Raising hopes for a cure for human hemophilia, a new study has shown for the first time that transplanted cells can cure hemophilia A in animals.
Hemophilia A, the most common form of the disease, causes recurrent, spontaneous and uncontrollable bleeding. A hereditary disease, it is best known for its effect on the British and Russian royal families, but there are many less prominent victims.
Scientists at New York's Albert Einstein College of Medicine of Yeshiva University, led by Dr. Sanjeev Gupta, cured hemophilia A by transplanting healthy liver endothelial cells from donor mice into a mouse with the disease. This overturned the conventional idea about which cells produce factor VIII, the crucial clotting protein that is lacking in people with type A hemophilia.
"We've known for three decades that factor VIII is produced in the liver, but precisely where has been controversial," says Dr. Gupta, a professor in the departments of medicine and pathology at Einstein. "It was assumed that factor VIII was made by the hepatocytes — cells that perform many of the liver's functions and comprise most of its bulk. But our research had suggested that the primary sources were special endothelial cells that line the sinusoids, the liver's blood-filled spaces. We did this study to confirm the role of liver endothelial cells in producing factor VIII and to see if transplanting them from a healthy donor liver could correct hemophilia A in an animal model."

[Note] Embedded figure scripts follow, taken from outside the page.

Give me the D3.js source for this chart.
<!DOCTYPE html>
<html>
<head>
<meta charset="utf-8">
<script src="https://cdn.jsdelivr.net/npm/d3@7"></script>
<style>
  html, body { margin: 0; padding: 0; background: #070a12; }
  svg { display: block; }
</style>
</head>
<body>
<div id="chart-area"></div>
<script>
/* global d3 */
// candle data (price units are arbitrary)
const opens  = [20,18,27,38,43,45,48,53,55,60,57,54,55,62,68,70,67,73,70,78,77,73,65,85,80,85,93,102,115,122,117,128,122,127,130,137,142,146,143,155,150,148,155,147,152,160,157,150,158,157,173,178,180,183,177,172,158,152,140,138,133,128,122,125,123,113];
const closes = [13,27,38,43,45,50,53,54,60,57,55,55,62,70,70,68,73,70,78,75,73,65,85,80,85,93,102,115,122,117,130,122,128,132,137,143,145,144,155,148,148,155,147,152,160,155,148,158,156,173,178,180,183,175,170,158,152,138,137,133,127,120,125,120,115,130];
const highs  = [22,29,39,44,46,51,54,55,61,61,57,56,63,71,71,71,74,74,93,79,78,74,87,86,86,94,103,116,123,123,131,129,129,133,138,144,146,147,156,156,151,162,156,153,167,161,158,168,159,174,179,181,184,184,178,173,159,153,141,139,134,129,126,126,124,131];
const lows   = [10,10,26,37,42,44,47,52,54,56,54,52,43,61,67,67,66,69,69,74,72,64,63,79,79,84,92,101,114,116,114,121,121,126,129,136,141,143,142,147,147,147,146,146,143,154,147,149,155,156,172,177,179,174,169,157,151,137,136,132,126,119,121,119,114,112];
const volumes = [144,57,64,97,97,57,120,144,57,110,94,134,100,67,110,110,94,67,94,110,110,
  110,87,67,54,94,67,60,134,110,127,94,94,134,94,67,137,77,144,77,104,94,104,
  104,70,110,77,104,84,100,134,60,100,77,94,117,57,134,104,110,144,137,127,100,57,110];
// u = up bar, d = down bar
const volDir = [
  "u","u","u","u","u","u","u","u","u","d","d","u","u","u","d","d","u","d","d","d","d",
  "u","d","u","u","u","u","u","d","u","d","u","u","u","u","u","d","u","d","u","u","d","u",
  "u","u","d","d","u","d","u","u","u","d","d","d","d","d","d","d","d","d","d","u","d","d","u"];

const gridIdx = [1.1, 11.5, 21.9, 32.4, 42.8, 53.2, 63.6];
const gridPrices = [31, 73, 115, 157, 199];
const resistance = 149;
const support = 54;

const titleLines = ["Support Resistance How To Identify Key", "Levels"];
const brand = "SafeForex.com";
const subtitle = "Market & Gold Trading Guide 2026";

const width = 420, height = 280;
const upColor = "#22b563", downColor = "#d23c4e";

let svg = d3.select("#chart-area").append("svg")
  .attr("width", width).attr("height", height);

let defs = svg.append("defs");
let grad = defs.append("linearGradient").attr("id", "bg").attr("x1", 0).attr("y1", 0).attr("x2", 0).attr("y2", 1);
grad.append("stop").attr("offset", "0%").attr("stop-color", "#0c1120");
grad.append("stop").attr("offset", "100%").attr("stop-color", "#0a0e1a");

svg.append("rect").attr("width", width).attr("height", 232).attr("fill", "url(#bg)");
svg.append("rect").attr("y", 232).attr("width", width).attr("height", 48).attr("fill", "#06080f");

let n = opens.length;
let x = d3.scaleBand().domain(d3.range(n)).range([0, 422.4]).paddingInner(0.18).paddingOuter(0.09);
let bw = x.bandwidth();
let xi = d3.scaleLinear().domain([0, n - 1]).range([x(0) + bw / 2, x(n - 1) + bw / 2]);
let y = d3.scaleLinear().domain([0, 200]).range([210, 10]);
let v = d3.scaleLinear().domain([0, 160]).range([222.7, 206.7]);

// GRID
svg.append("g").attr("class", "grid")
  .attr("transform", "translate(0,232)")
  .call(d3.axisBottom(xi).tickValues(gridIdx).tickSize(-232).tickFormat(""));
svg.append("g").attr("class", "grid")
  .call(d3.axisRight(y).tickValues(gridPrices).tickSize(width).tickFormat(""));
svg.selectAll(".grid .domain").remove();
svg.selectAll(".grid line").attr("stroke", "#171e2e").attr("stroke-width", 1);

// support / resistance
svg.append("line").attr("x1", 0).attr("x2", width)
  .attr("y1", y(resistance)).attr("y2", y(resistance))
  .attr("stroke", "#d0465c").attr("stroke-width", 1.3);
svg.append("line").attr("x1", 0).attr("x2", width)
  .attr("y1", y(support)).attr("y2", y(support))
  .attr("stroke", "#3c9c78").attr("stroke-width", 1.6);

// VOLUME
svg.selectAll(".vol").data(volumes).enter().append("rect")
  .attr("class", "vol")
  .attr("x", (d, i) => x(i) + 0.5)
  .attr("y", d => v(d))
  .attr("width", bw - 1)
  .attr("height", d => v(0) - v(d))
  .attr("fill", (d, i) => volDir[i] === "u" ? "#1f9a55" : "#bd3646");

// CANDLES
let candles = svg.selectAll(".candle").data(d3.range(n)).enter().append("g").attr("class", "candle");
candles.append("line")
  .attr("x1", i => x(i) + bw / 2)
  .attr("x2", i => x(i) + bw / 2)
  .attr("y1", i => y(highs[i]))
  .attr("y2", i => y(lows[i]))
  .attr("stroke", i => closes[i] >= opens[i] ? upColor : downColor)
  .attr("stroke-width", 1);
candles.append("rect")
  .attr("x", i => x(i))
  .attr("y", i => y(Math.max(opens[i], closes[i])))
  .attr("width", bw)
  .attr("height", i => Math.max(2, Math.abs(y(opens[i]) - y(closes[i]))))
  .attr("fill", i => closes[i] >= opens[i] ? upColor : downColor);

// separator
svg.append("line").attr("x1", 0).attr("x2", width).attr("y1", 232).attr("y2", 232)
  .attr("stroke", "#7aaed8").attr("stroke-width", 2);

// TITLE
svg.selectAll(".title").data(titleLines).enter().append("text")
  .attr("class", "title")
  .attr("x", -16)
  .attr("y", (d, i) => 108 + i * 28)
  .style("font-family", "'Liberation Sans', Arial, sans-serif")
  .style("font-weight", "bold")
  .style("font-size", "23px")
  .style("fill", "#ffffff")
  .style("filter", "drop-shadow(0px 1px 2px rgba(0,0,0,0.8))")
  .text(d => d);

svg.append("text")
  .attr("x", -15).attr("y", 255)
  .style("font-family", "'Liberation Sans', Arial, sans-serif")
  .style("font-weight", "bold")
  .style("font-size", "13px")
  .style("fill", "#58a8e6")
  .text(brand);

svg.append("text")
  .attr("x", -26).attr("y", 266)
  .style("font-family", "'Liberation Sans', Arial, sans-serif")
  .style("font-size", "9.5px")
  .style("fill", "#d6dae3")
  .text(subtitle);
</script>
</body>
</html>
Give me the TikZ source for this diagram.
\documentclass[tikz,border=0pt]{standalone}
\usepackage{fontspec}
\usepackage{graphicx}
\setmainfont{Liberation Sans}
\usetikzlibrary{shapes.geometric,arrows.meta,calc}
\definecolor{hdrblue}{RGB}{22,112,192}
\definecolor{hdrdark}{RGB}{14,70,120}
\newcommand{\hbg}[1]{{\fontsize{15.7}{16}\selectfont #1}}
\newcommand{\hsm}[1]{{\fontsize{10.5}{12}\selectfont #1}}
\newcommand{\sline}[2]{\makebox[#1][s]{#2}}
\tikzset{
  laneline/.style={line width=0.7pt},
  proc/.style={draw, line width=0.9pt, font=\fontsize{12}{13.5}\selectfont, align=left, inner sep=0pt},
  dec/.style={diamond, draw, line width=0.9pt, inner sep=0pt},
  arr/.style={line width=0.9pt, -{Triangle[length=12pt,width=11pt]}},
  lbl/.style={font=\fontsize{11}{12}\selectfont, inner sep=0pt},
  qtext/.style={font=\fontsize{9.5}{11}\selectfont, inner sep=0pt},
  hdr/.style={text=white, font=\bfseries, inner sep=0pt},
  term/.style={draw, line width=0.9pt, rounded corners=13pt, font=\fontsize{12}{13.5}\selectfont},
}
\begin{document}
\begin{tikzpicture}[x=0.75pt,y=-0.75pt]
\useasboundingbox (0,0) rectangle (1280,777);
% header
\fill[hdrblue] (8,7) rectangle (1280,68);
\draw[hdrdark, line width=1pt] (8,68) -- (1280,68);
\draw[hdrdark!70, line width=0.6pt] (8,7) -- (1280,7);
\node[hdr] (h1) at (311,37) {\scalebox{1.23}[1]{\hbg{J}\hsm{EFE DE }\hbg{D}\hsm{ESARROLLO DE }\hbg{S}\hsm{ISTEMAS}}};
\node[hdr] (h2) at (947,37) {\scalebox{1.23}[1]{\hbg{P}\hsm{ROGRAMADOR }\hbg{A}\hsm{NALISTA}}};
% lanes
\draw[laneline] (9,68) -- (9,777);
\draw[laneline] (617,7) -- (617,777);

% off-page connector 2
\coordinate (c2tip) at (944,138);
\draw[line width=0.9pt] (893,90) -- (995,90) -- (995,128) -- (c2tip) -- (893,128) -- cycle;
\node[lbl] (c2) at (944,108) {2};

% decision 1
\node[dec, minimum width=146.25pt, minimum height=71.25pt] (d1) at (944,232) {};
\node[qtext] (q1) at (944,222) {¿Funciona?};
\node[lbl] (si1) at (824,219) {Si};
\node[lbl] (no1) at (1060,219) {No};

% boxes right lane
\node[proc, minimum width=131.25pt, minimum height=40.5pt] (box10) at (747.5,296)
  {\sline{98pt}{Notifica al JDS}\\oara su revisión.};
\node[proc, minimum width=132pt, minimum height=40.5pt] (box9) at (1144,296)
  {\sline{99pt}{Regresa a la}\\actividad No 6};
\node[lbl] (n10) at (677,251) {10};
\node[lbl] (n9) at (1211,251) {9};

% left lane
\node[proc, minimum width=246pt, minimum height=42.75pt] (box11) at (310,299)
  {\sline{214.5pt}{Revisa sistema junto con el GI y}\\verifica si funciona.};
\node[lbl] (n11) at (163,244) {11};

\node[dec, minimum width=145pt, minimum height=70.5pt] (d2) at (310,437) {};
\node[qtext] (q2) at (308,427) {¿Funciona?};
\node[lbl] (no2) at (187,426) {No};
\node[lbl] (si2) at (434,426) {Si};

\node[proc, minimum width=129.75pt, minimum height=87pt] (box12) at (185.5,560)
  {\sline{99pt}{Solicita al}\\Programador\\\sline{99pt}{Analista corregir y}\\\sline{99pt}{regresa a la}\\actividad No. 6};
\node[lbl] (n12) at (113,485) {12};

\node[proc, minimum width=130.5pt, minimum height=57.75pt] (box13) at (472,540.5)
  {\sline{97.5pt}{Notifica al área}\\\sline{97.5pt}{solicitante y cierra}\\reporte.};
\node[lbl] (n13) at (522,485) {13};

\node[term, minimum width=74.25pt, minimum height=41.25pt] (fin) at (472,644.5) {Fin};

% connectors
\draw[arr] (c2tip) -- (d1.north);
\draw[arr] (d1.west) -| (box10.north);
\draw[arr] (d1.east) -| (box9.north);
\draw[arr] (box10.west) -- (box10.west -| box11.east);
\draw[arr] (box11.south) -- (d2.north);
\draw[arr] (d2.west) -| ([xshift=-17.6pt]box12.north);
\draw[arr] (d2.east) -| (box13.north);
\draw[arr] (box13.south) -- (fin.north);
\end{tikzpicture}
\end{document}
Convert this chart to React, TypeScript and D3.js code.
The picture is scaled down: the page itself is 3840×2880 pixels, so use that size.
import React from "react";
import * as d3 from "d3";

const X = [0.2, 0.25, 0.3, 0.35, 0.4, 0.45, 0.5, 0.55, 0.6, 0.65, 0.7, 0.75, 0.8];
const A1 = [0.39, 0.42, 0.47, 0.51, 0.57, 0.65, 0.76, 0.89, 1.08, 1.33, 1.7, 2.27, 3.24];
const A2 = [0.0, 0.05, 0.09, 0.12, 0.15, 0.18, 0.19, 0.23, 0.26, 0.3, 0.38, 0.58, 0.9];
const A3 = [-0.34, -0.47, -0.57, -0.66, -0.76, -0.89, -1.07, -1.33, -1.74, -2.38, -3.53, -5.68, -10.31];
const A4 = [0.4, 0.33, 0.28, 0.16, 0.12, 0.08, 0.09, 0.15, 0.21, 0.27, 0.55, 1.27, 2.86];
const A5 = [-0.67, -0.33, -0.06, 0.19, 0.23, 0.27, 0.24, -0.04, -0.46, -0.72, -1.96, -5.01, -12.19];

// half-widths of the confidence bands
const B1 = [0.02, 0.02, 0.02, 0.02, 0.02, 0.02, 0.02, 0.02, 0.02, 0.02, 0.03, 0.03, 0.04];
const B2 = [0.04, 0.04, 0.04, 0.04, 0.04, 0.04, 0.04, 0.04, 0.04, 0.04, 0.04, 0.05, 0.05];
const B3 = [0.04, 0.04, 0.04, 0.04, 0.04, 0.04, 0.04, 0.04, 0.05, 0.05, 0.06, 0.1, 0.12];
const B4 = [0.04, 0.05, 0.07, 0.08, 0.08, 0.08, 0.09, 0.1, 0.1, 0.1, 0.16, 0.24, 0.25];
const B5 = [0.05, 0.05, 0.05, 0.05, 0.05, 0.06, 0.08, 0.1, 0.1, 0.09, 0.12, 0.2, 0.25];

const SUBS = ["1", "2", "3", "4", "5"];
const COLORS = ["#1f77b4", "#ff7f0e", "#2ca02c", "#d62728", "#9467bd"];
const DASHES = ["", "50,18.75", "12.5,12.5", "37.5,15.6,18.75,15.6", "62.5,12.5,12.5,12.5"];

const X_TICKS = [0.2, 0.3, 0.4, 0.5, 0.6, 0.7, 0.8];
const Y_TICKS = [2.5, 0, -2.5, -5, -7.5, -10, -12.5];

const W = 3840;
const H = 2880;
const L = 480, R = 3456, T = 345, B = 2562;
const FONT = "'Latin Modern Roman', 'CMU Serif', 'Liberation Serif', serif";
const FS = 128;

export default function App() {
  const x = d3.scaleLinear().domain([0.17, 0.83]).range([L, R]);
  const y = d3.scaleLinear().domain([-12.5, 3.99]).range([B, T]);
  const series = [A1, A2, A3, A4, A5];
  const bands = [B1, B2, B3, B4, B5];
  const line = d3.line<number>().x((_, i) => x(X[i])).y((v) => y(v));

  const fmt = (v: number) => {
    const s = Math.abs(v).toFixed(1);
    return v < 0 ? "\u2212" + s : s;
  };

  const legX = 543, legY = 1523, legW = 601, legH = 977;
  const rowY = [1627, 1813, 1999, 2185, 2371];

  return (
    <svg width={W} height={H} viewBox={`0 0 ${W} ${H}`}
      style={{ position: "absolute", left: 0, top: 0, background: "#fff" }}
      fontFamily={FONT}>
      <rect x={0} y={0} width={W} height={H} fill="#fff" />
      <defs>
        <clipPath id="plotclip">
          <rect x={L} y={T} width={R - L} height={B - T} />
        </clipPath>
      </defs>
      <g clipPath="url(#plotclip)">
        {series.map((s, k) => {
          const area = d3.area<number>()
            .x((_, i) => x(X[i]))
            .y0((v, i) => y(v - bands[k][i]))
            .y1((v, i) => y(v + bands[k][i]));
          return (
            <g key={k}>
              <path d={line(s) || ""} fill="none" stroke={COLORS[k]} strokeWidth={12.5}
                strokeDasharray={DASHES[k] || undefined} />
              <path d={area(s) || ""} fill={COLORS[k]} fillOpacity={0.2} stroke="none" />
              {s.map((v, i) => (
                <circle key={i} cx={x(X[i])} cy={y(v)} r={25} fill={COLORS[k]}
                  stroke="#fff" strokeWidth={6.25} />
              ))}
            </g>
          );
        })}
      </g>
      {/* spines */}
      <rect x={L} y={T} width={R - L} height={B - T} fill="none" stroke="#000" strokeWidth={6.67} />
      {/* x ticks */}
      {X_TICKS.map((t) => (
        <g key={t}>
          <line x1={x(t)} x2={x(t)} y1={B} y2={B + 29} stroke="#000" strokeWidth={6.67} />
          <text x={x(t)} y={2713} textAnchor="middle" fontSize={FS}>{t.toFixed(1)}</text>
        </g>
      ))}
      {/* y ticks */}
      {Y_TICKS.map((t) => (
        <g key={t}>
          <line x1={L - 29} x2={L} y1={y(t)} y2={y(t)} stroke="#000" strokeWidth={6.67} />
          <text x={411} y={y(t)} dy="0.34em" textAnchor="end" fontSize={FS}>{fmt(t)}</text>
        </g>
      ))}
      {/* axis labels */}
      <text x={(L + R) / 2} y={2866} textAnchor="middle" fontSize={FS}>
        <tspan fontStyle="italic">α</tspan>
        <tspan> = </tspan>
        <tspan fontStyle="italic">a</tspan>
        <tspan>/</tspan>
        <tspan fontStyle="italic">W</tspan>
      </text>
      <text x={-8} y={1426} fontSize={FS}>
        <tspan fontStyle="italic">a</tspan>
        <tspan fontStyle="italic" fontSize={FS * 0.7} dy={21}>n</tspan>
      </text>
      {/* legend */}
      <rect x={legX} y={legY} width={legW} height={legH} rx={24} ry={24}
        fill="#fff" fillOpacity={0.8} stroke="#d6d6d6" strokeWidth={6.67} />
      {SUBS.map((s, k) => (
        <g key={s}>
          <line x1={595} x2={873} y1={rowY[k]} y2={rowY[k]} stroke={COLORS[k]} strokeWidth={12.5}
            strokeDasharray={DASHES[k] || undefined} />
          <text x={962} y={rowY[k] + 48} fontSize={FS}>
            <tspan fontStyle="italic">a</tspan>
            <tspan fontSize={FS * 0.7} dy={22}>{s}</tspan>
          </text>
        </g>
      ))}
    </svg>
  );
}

Three months after transplantation, when the researchers examined the livers of recipient mice, "We found that the transplanted cells had engrafted and increased in number," says Dr. Antonia Follenzi, an instructor in pathology at Einstein and the lead author of the study. "Even more important, those mice with the most transplanted cells in their livers produced factor VIII in sufficient amounts to completely correct their hemophilia A."
Dr. Gupta cautions that more work is necessary before this technique can be used on people.
The principle established by this study — selectively injuring native endothelial cells and replacing them with healthy donor endothelial cells — might also help in treating hemophilia B (a less common form of the disorder) and might also aid in "tissue engineering" in the many other areas of the body where endothelial cells are found, says Dr. Gupta. For example, he notes that endothelial cells isolated from blood vessels and transplanted into the heart could help in treating cardiovascular disease.
This study appeared in the February 14 online edition of the Journal of Clinical Investigation.